Some of the weather stations are much farther away from each other than the farthest of the ones I have coupled to the matches. We see that there is a clear trend of diminishing correlation the farther away the stations are. Since the correlations are mostly positive (between 0 and 1), they can be used as weights.

The red line in the plot is an attempt to fit a function to the correlations that can be used to compute the weights for a given distance. I fitted (using least squares) the function

\( \lambda_0 e^{-\lambda d} \)

where d is the distance in kilometers, \(\lambda_0\) is the value when d is 0, and \(\lambda\) is the rate in which the function decreases. The estimated values of \(\lambda_0\) and \(\lambda\) that best describes the trend were found to be 0.75 and 0.0047, respectively. Judging from the line in the plot above, it reflects the trend quite well, although there are quite some variability around it.

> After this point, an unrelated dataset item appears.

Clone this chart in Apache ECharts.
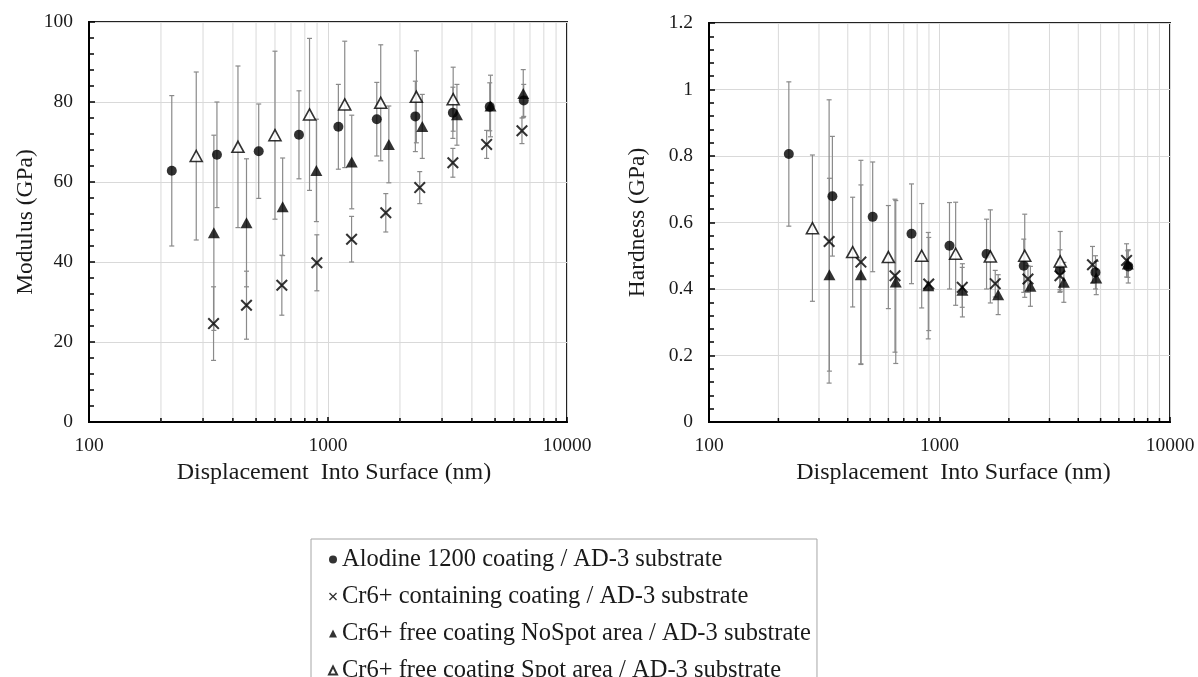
<!DOCTYPE html>
<html>
<head>
<meta charset="utf-8">
<script src="https://cdn.jsdelivr.net/npm/echarts@6/dist/echarts.min.js"></script>
<style>
  html, body { margin: 0; padding: 0; background: #ffffff; }
  #chart { width: 1198px; height: 677px; }
</style>
</head>
<body>
<div id="chart"></div>
<script>
// Series labels
const nameAlodine = 'Alodine 1200 coating / AD-3 substrate';
const nameCr6 = 'Cr6+ containing coating / AD-3 substrate';
const nameNoSpot = 'Cr6+ free coating NoSpot area / AD-3 substrate';
const nameSpot = 'Cr6+ free coating Spot area / AD-3 substrate';

// Alodine 1200 coating
const alodineDepth = [222, 343, 513, 756, 1105, 1600, 2320, 3330, 4750, 6590];
const alodineModulus = [62.8, 66.8, 67.7, 71.8, 73.8, 75.7, 76.4, 77.3, 78.8, 80.4];
const alodineModulusErr = [18.8, 13.2, 11.8, 11.0, 10.6, 9.2, 8.8, 6.4, 6.0, 4.0];
const alodineHardness = [0.806, 0.679, 0.617, 0.566, 0.530, 0.505, 0.470, 0.458, 0.450, 0.468];
const alodineHardnessErr = [0.217, 0.180, 0.165, 0.150, 0.130, 0.105, 0.080, 0.060, 0.050, 0.050];

// Cr6+ containing coating
const cr6Depth = [332, 456, 641, 898, 1255, 1745, 2420, 3330, 4610, 6480];
const cr6Modulus = [24.6, 29.2, 34.2, 39.8, 45.7, 52.3, 58.6, 64.8, 69.4, 72.8];
const cr6ModulusErr = [9.2, 8.5, 7.5, 7.0, 5.7, 4.8, 4.0, 3.6, 3.5, 3.2];
const cr6Hardness = [0.543, 0.481, 0.440, 0.415, 0.405, 0.416, 0.430, 0.440, 0.473, 0.486];
const cr6HardnessErr = [0.426, 0.306, 0.230, 0.140, 0.060, 0.040, 0.040, 0.050, 0.055, 0.050];

// Cr6+ free coating, NoSpot area
const noSpotDepth = [333, 456, 646, 894, 1257, 1797, 2480, 3463, 4786, 6560];
const noSpotModulus = [47.3, 49.8, 53.8, 62.9, 65.0, 69.4, 73.9, 76.8, 79.0, 82.1];
const noSpotModulusErr = [24.4, 16.0, 12.2, 12.8, 11.7, 9.6, 8.0, 7.6, 7.7, 6.0];
const noSpotHardness = [0.443, 0.443, 0.421, 0.410, 0.396, 0.383, 0.408, 0.420, 0.433, 0.475];
const noSpotHardnessErr = [0.290, 0.270, 0.245, 0.160, 0.080, 0.060, 0.060, 0.060, 0.050, 0.040];

// Cr6+ free coating, Spot area
const spotDepth = [281, 420, 600, 837, 1175, 1662, 2343, 3340];
const spotModulus = [66.5, 68.8, 71.7, 76.9, 79.4, 79.8, 81.3, 80.7];
const spotModulusErr = [21.0, 20.2, 21.0, 19.0, 15.8, 14.5, 11.5, 8.0];
const spotHardness = [0.583, 0.511, 0.496, 0.500, 0.506, 0.498, 0.500, 0.483];
const spotHardnessErr = [0.220, 0.165, 0.155, 0.157, 0.155, 0.140, 0.125, 0.090];

// Intermediate decade lines of the logarithmic depth axis
const logMinorTicks = [200, 300, 400, 500, 600, 700, 800, 900, 2000, 3000, 4000, 5000, 6000, 7000, 8000, 9000];

const SERIF = 'Liberation Serif';
const crossPath = 'path://M0,1.2L1.2,0L5,3.8L8.8,0L10,1.2L6.2,5L10,8.8L8.8,10L5,6.2L1.2,10L0,8.8L3.8,5Z';

const markers = [
  { name: nameAlodine, depth: alodineDepth, mod: alodineModulus, modErr: alodineModulusErr, hard: alodineHardness, hardErr: alodineHardnessErr,
    symbol: 'circle', size: 10, itemStyle: { color: '#000' } },
  { name: nameCr6, depth: cr6Depth, mod: cr6Modulus, modErr: cr6ModulusErr, hard: cr6Hardness, hardErr: cr6HardnessErr,
    symbol: crossPath, size: 12, itemStyle: { color: '#000' } },
  { name: nameNoSpot, depth: noSpotDepth, mod: noSpotModulus, modErr: noSpotModulusErr, hard: noSpotHardness, hardErr: noSpotHardnessErr,
    symbol: 'triangle', size: [12, 11], itemStyle: { color: '#000' } },
  { name: nameSpot, depth: spotDepth, mod: spotModulus, modErr: spotModulusErr, hard: spotHardness, hardErr: spotHardnessErr,
    symbol: 'triangle', size: [12, 11], itemStyle: { color: '#ffffff', borderColor: '#000', borderWidth: 1.6 } }
];

function errorBarItem(params, api) {
  const x = api.value(0);
  const top = api.coord([x, api.value(2)]);
  const bot = api.coord([x, api.value(1)]);
  const cap = 2.5;
  const style = { stroke: '#8a8a8a', lineWidth: 1.2 };
  return {
    type: 'group',
    children: [
      { type: 'line', shape: { x1: top[0], y1: top[1], x2: bot[0], y2: bot[1] }, style: style },
      { type: 'line', shape: { x1: top[0] - cap, y1: top[1], x2: top[0] + cap, y2: top[1] }, style: style },
      { type: 'line', shape: { x1: bot[0] - cap, y1: bot[1], x2: bot[0] + cap, y2: bot[1] }, style: style }
    ]
  };
}

function logGridItem(params, api) {
  const cs = params.coordSys;
  const x = api.coord([api.value(0), api.value(1)])[0];
  const bottom = cs.y + cs.height;
  return {
    type: 'group',
    children: [
      { type: 'line', shape: { x1: x, y1: cs.y, x2: x, y2: bottom }, style: { stroke: '#d9d9d9', lineWidth: 1 } },
      { type: 'line', shape: { x1: x, y1: bottom, x2: x, y2: bottom - 4 }, style: { stroke: '#000', lineWidth: 1.5 } }
    ]
  };
}

function xAxisDef(gridIndex, namePad) {
  return {
    type: 'log', logBase: 10, min: 100, max: 10000, gridIndex: gridIndex,
    name: 'Displacement  Into Surface (nm)', nameLocation: 'middle', nameGap: 21,
    nameTextStyle: { fontFamily: SERIF, fontSize: 24, color: '#1a1a1a', padding: [0, 0, 0, namePad] },
    axisLine: { onZero: false, lineStyle: { color: '#000', width: 2 } },
    axisTick: { inside: true, length: 5, lineStyle: { color: '#000', width: 1.5 } },
    axisLabel: { fontFamily: SERIF, fontSize: 19.5, color: '#1a1a1a', margin: 14,
      formatter: function (v) { return String(Math.round(v)); } },
    splitLine: { show: true, lineStyle: { color: '#d9d9d9', width: 1 } },
    minorTick: { show: false }
  };
}

function yAxisDef(gridIndex, name, max, interval, nameGap) {
  return {
    type: 'value', gridIndex: gridIndex, min: 0, max: max, interval: interval,
    name: name, nameLocation: 'middle', nameGap: nameGap,
    nameTextStyle: { fontFamily: SERIF, fontSize: 23.5, color: '#1a1a1a' },
    axisLine: { show: true, onZero: false, lineStyle: { color: '#000', width: 2 } },
    axisTick: { show: true, inside: true, length: 6, lineStyle: { color: '#000', width: 1.5 } },
    minorTick: { show: true, splitNumber: 5, length: 5, lineStyle: { color: '#000', width: 1.5 } },
    axisLabel: { fontFamily: SERIF, fontSize: 19.5, color: '#1a1a1a', margin: 16 },
    splitLine: { show: true, lineStyle: { color: '#d9d9d9', width: 1 } }
  };
}

const series = [];
[0, 1].forEach(function (g) {
  series.push({
    type: 'custom', name: 'log grid ' + g, xAxisIndex: g, yAxisIndex: g, z: 1, silent: true,
    renderItem: logGridItem, encode: { x: 0, y: 1 },
    data: logMinorTicks.map(function (v) { return [v, 0]; })
  });
});
markers.forEach(function (m) {
  [0, 1].forEach(function (g) {
    const vals = g === 0 ? m.mod : m.hard;
    const errs = g === 0 ? m.modErr : m.hardErr;
    series.push({
      type: 'custom', name: m.name + ' error ' + g, xAxisIndex: g, yAxisIndex: g, z: 2, silent: true,
      renderItem: errorBarItem, encode: { x: 0, y: [1, 2] },
      data: m.depth.map(function (d, i) { return [d, vals[i] - errs[i], vals[i] + errs[i]]; })
    });
  });
});
markers.forEach(function (m) {
  [0, 1].forEach(function (g) {
    const vals = g === 0 ? m.mod : m.hard;
    series.push({
      type: 'scatter', name: m.name, xAxisIndex: g, yAxisIndex: g, z: 3,
      symbol: m.symbol, symbolSize: m.size, itemStyle: m.itemStyle,
      data: m.depth.map(function (d, i) { return [d, vals[i]]; })
    });
  });
});

const chart = echarts.init(document.getElementById('chart'), null, { renderer: 'canvas' });
chart.setOption({
  backgroundColor: '#ffffff',
  animation: false,
  textStyle: { fontFamily: SERIF },
  grid: [
    { left: 89, top: 22, width: 478, height: 400, show: true, borderColor: '#222', borderWidth: 2, outerBoundsMode: 'none', containLabel: false },
    { left: 709, top: 23, width: 461, height: 399, show: true, borderColor: '#222', borderWidth: 2, outerBoundsMode: 'none', containLabel: false }
  ],
  xAxis: [xAxisDef(0, 12), xAxisDef(1, 28)],
  yAxis: [yAxisDef(0, 'Modulus (GPa)', 100, 20, 51), yAxisDef(1, 'Hardness (GPa)', 1.2, 0.2, 59)],
  legend: {
    orient: 'vertical', left: 311, top: 539, height: 180,
    padding: [8, 6, 12, 17],
    itemGap: 12, itemWidth: 8, itemHeight: 8,
    borderColor: '#a6a6a6', borderWidth: 1,
    textStyle: { fontFamily: SERIF, fontSize: 24.5, color: '#1a1a1a', lineHeight: 24 },
    data: [
      { name: nameAlodine, icon: 'circle' },
      { name: nameCr6, icon: crossPath },
      { name: nameNoSpot, icon: 'triangle' },
      { name: nameSpot, icon: 'triangle' }
    ]
  },
  series: series
});
</script>
</body>
</html>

To test the hypothesis of fewer overall goals scored I fitted a Poisson regression model of the total number of goals scored as response. As predictors I added an indicator for matches played in the Championship, and the amount of rain in millimeters.

Each millimeter rain is associated with 0.16% more goals, which is insignificantly different from 0% (p = 0.856).

To test whether rain makes draws more likely, I used the same predictors as in the Poisson model in a logistic regression model. The odds ratio associated with each millimeter rain were 0.952, insignificantly different from 1 (p=0.165).

To summarize: I found no evidence for any of my two hypotheses. Both were insignificantly different from the null hypotheses of no effect of rain on the number of goals and the probability of draws. The point estimates of the effects were both actually in the opposite direction of what I had thought. Rain was associated with more goals and fewer draws, but not more than we would expect to see if it all was due to chance.